WRITTEN TASK » All the data must come back unchanged, except that pictures are left out.

SOURCE DATA »
__________
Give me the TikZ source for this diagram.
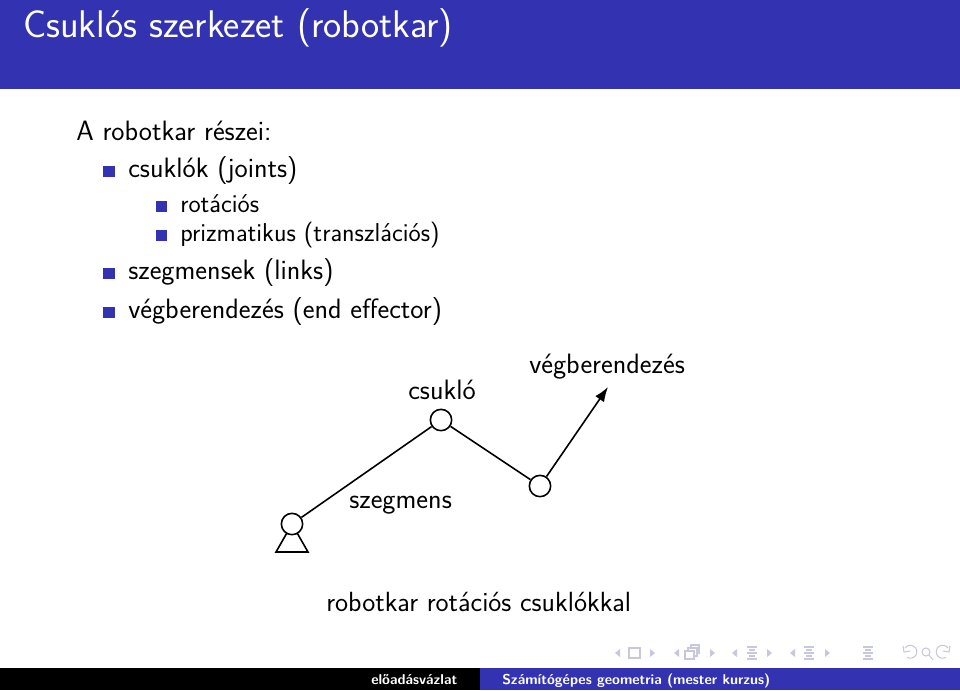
\documentclass[tikz,border=0pt]{standalone}
\usepackage{fontspec}
\usetikzlibrary{arrows.meta}
\definecolor{slideblue}{RGB}{51,51,178}
\definecolor{navgray}{RGB}{200,200,220}
\begin{document}
\begin{tikzpicture}[x=0.75pt,y=-0.75pt,
txt/.style={inner sep=0pt,anchor=base west,font=\sffamily\fontsize{21}{26}\selectfont},
txts/.style={txt,font=\sffamily\fontsize{19.4}{24}\selectfont},
foot/.style={inner sep=0pt,anchor=base west,text=white,font=\sffamily\bfseries\fontsize{10.7}{14}\selectfont},
itm/.style={fill=slideblue,draw=none},
jnt/.style={draw=black,line width=1.2pt,circle,fill=white,minimum size=16pt,inner sep=0pt},
lnk/.style={draw=black,line width=1.2pt},
nav/.style={draw=navgray,line width=0.8pt},
navt/.style={fill=navgray,draw=none}]
\useasboundingbox (0,0) rectangle (960,690);
% bands
\fill[slideblue] (0,0) rectangle (960,89);
\fill[black] (0,668) rectangle (480,690);
\fill[slideblue] (480,668) rectangle (960,690);
\node[txt,text=white,font=\sffamily\fontsize{28.9}{34}\selectfont] (title) at (23,37) {Csuklós szerkezet (robotkar)};
% list
\node[txt] (head) at (76,140) {A robotkar részei:};
\foreach \y in {166,268,307} \fill[itm] (103,\y) rectangle +(12,11);
\foreach \y in {201,230} \fill[itm] (156,\y) rectangle +(11,11);
\node[txt] (LA) at (128,177) {csuklók (joints)};
\node[txts] (LB) at (180,212) {rotációs};
\node[txts] (LC) at (180,241) {prizmatikus (transzlációs)};
\node[txt] (LD) at (128,279) {szegmensek (links)};
\node[txt] (LE) at (128,318) {végberendezés (end effector)};
% arm
\coordinate (BL) at (276,552);
\coordinate (BR) at (308,552);
\coordinate (JC) at (292,524);
\draw[lnk] (JC) -- (BL) -- (BR) -- cycle;
\node[jnt] (JA) at (JC) {};
\node[jnt] (JB) at (441,420) {};
\node[jnt] (JD) at (540,486) {};
\coordinate (EE) at (608,387);
\draw[lnk] (JA) -- (JB);
\draw[lnk] (JB) -- (JD);
\draw[lnk,-{Latex[length=11pt,width=8pt]}] (JD) -- (EE);
\node[txt] (csuklo) at (408,399) {csukló};
\node[txt] (vegb) at (529,373) {végberendezés};
\node[txt] (szegm) at (349,508) {szegmens};
\node[txt,font=\sffamily\fontsize{20.8}{26}\selectfont] (capt) at (326,611) {robotkar rotációs csuklókkal};
% footer
\node[foot] (fA) at (371,684) {előadásvázlat};
\node[foot] (fB) at (502,684) {Számítógépes geometria (mester kurzus)};
% navigation symbols
\foreach \x in {615,674,732,790} \fill[navt] (\x,653) -- +(5,-4) -- +(5,4) -- cycle;
\foreach \x in {655,715,772,830} \fill[navt] (\x,653) -- +(-5,-4) -- +(-5,4) -- cycle;
\draw[nav] (629,648) rectangle (640,658);
\draw[nav] (685,651) rectangle (694,659) (688,651) -- (688,648) -- (697,648) -- (697,656) -- (694,656) (691,648) -- (691,645) -- (699,645) -- (699,653) -- (697,653);
\foreach \x in {752,809,868} \draw[nav,line width=1pt] (\x-5,647) -- (\x+5,647) (\x-3,650) -- (\x+3,650) (\x-5,653) -- (\x+5,653) (\x-3,656) -- (\x+3,656) (\x-5,659) -- (\x+5,659);
\draw[nav] (903,646) -- (904,652) -- (910,651);
\draw[nav] (905,648) arc[start angle=215,end angle=480,radius=6.5];
\draw[nav] (926,652) circle[radius=4] (929,655) -- (933,660);
\draw[nav] (950,646) -- (949,652) -- (943,651);
\draw[nav] (948,648) arc[start angle=-35,end angle=-300,radius=6.5];
\end{tikzpicture}
\end{document}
__________
WRITTEN SOLUTION »
Give me the TikZ source for this diagram.
\documentclass[tikz,border=0pt]{standalone}
\usepackage{fontspec}
\usetikzlibrary{arrows.meta}
\definecolor{slideblue}{RGB}{51,51,178}
\definecolor{navgray}{RGB}{200,200,220}
\begin{document}
\begin{tikzpicture}[x=0.75pt,y=-0.75pt,
txt/.style={inner sep=0pt,anchor=base west,font=\sffamily\fontsize{21}{26}\selectfont},
txts/.style={txt,font=\sffamily\fontsize{19.4}{24}\selectfont},
foot/.style={inner sep=0pt,anchor=base west,text=white,font=\sffamily\bfseries\fontsize{10.7}{14}\selectfont},
itm/.style={fill=slideblue,draw=none},
jnt/.style={draw=black,line width=1.2pt,circle,fill=white,minimum size=16pt,inner sep=0pt},
lnk/.style={draw=black,line width=1.2pt},
nav/.style={draw=navgray,line width=0.8pt},
navt/.style={fill=navgray,draw=none}]
\useasboundingbox (0,0) rectangle (960,690);
% bands
\fill[slideblue] (0,0) rectangle (960,89);
\fill[black] (0,668) rectangle (480,690);
\fill[slideblue] (480,668) rectangle (960,690);
\node[txt,text=white,font=\sffamily\fontsize{28.9}{34}\selectfont] (title) at (23,37) {Csuklós szerkezet (robotkar)};
% list
\node[txt] (head) at (76,140) {A robotkar részei:};
\foreach \y in {166,268,307} \fill[itm] (103,\y) rectangle +(12,11);
\foreach \y in {201,230} \fill[itm] (156,\y) rectangle +(11,11);
\node[txt] (LA) at (128,177) {csuklók (joints)};
\node[txts] (LB) at (180,212) {rotációs};
\node[txts] (LC) at (180,241) {prizmatikus (transzlációs)};
\node[txt] (LD) at (128,279) {szegmensek (links)};
\node[txt] (LE) at (128,318) {végberendezés (end effector)};
% arm
\coordinate (BL) at (276,552);
\coordinate (BR) at (308,552);
\coordinate (JC) at (292,524);
\draw[lnk] (JC) -- (BL) -- (BR) -- cycle;
\node[jnt] (JA) at (JC) {};
\node[jnt] (JB) at (441,420) {};
\node[jnt] (JD) at (540,486) {};
\coordinate (EE) at (608,387);
\draw[lnk] (JA) -- (JB);
\draw[lnk] (JB) -- (JD);
\draw[lnk,-{Latex[length=11pt,width=8pt]}] (JD) -- (EE);
\node[txt] (csuklo) at (408,399) {csukló};
\node[txt] (vegb) at (529,373) {végberendezés};
\node[txt] (szegm) at (349,508) {szegmens};
\node[txt,font=\sffamily\fontsize{20.8}{26}\selectfont] (capt) at (326,611) {robotkar rotációs csuklókkal};
% footer
\node[foot] (fA) at (371,684) {előadásvázlat};
\node[foot] (fB) at (502,684) {Számítógépes geometria (mester kurzus)};
% navigation symbols
\foreach \x in {615,674,732,790} \fill[navt] (\x,653) -- +(5,-4) -- +(5,4) -- cycle;
\foreach \x in {655,715,772,830} \fill[navt] (\x,653) -- +(-5,-4) -- +(-5,4) -- cycle;
\draw[nav] (629,648) rectangle (640,658);
\draw[nav] (685,651) rectangle (694,659) (688,651) -- (688,648) -- (697,648) -- (697,656) -- (694,656) (691,648) -- (691,645) -- (699,645) -- (699,653) -- (697,653);
\foreach \x in {752,809,868} \draw[nav,line width=1pt] (\x-5,647) -- (\x+5,647) (\x-3,650) -- (\x+3,650) (\x-5,653) -- (\x+5,653) (\x-3,656) -- (\x+3,656) (\x-5,659) -- (\x+5,659);
\draw[nav] (903,646) -- (904,652) -- (910,651);
\draw[nav] (905,648) arc[start angle=215,end angle=480,radius=6.5];
\draw[nav] (926,652) circle[radius=4] (929,655) -- (933,660);
\draw[nav] (950,646) -- (949,652) -- (943,651);
\draw[nav] (948,648) arc[start angle=-35,end angle=-300,radius=6.5];
\end{tikzpicture}
\end{document}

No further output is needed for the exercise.